TASK DIRECTIONS: State how many lines of the entries include the string "with", please, leaving out everything but the number.

DATA LISTING:

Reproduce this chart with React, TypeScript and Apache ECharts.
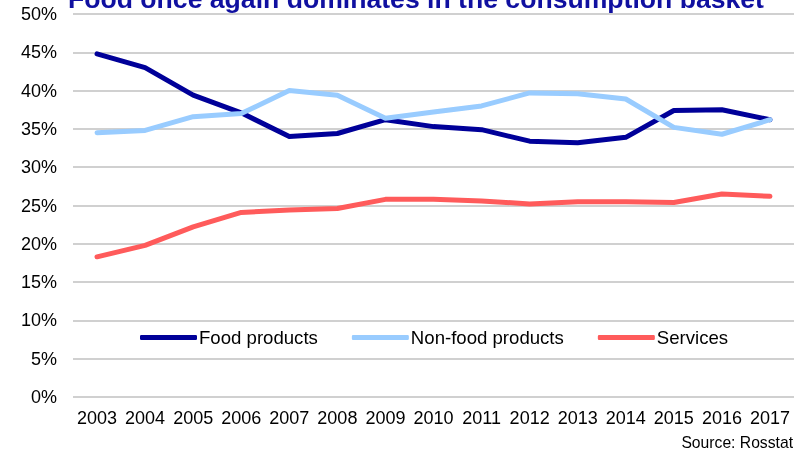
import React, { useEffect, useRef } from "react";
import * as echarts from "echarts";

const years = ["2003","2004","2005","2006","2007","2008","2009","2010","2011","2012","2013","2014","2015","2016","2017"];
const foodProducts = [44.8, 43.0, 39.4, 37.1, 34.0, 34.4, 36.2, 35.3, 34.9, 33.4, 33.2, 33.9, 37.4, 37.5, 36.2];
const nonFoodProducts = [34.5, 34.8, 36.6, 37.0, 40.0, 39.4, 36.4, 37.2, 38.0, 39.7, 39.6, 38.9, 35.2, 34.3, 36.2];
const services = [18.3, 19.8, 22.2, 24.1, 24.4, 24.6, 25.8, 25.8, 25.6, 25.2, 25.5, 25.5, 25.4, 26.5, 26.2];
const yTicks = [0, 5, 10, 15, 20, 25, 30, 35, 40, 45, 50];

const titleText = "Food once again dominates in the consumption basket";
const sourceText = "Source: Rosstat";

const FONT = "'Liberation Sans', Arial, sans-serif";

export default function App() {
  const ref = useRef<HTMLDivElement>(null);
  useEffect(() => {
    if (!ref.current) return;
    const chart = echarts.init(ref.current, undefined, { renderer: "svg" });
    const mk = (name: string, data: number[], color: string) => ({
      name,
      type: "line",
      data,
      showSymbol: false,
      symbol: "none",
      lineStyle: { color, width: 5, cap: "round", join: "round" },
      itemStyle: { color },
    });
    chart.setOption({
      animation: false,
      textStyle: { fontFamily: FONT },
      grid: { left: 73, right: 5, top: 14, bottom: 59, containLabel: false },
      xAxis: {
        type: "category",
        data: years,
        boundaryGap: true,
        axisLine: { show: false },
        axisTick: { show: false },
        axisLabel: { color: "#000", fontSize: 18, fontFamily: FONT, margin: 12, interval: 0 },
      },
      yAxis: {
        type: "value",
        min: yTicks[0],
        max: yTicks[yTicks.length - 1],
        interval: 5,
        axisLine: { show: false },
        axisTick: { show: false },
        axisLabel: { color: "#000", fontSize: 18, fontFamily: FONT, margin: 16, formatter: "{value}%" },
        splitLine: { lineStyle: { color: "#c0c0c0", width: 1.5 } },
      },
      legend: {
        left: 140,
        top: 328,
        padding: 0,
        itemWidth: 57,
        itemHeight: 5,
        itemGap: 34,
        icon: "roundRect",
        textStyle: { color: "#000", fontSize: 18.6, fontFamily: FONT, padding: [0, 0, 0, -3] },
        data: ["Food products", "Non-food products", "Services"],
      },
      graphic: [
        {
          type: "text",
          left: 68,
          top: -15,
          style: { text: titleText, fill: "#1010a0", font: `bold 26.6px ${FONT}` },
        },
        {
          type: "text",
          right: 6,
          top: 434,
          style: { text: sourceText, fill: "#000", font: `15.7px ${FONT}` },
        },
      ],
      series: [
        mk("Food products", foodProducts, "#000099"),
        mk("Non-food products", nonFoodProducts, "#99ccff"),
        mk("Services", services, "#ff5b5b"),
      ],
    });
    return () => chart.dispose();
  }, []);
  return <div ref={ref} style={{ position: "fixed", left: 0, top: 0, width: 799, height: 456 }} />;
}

---

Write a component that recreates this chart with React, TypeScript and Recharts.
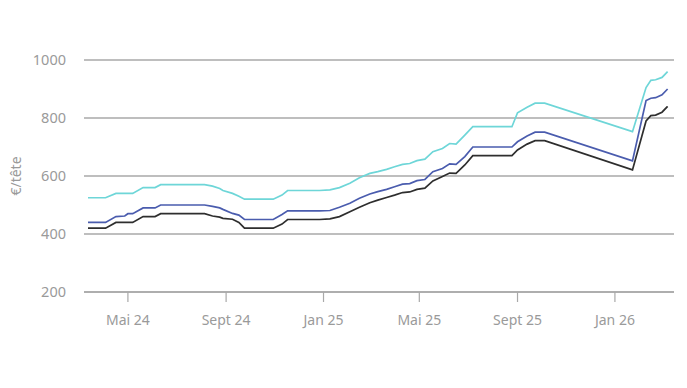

RESULT OF THE EXERCISE: 2